Requirement: Copy the material that follows word for word and omit its pictures.

Data segment:
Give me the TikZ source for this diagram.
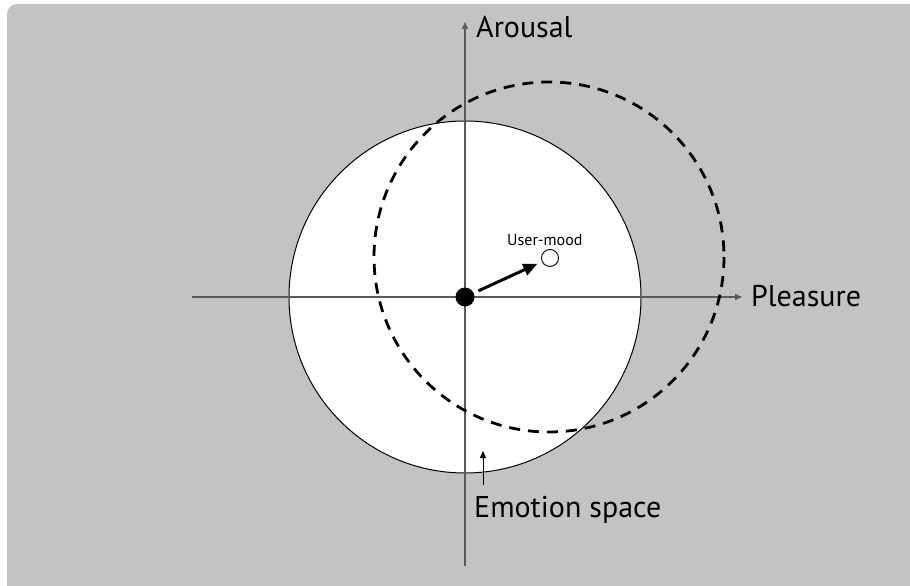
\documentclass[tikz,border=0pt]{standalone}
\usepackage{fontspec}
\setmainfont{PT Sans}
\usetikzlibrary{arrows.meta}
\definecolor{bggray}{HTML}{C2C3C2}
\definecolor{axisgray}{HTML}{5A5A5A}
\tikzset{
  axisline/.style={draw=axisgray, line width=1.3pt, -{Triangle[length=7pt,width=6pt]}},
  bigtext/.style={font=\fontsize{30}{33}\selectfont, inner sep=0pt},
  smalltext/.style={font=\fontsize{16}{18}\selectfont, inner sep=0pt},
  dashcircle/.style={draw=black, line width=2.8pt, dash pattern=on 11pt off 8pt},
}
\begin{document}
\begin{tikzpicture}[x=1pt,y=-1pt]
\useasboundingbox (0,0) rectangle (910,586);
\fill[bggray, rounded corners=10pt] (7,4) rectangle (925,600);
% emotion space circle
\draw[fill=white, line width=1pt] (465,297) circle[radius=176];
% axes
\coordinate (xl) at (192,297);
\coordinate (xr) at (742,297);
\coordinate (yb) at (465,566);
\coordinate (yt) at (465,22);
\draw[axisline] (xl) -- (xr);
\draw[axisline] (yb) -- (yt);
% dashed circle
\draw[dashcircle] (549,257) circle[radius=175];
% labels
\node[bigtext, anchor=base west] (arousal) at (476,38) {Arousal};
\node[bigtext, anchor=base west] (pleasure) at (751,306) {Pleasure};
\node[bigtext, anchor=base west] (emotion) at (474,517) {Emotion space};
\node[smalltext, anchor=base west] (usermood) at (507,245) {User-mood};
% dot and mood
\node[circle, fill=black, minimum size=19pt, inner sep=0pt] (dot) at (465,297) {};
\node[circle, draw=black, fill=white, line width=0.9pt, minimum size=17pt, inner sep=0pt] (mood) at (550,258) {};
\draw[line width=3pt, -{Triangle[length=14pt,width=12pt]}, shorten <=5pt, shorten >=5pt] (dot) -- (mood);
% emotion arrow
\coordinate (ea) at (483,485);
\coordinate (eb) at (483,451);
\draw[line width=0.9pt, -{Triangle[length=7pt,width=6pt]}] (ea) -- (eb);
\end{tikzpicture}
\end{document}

Output for this task:
Give me the TikZ source for this diagram.
\documentclass[tikz,border=0pt]{standalone}
\usepackage{fontspec}
\setmainfont{PT Sans}
\usetikzlibrary{arrows.meta}
\definecolor{bggray}{HTML}{C2C3C2}
\definecolor{axisgray}{HTML}{5A5A5A}
\tikzset{
  axisline/.style={draw=axisgray, line width=1.3pt, -{Triangle[length=7pt,width=6pt]}},
  bigtext/.style={font=\fontsize{30}{33}\selectfont, inner sep=0pt},
  smalltext/.style={font=\fontsize{16}{18}\selectfont, inner sep=0pt},
  dashcircle/.style={draw=black, line width=2.8pt, dash pattern=on 11pt off 8pt},
}
\begin{document}
\begin{tikzpicture}[x=1pt,y=-1pt]
\useasboundingbox (0,0) rectangle (910,586);
\fill[bggray, rounded corners=10pt] (7,4) rectangle (925,600);
% emotion space circle
\draw[fill=white, line width=1pt] (465,297) circle[radius=176];
% axes
\coordinate (xl) at (192,297);
\coordinate (xr) at (742,297);
\coordinate (yb) at (465,566);
\coordinate (yt) at (465,22);
\draw[axisline] (xl) -- (xr);
\draw[axisline] (yb) -- (yt);
% dashed circle
\draw[dashcircle] (549,257) circle[radius=175];
% labels
\node[bigtext, anchor=base west] (arousal) at (476,38) {Arousal};
\node[bigtext, anchor=base west] (pleasure) at (751,306) {Pleasure};
\node[bigtext, anchor=base west] (emotion) at (474,517) {Emotion space};
\node[smalltext, anchor=base west] (usermood) at (507,245) {User-mood};
% dot and mood
\node[circle, fill=black, minimum size=19pt, inner sep=0pt] (dot) at (465,297) {};
\node[circle, draw=black, fill=white, line width=0.9pt, minimum size=17pt, inner sep=0pt] (mood) at (550,258) {};
\draw[line width=3pt, -{Triangle[length=14pt,width=12pt]}, shorten <=5pt, shorten >=5pt] (dot) -- (mood);
% emotion arrow
\coordinate (ea) at (483,485);
\coordinate (eb) at (483,451);
\draw[line width=0.9pt, -{Triangle[length=7pt,width=6pt]}] (ea) -- (eb);
\end{tikzpicture}
\end{document}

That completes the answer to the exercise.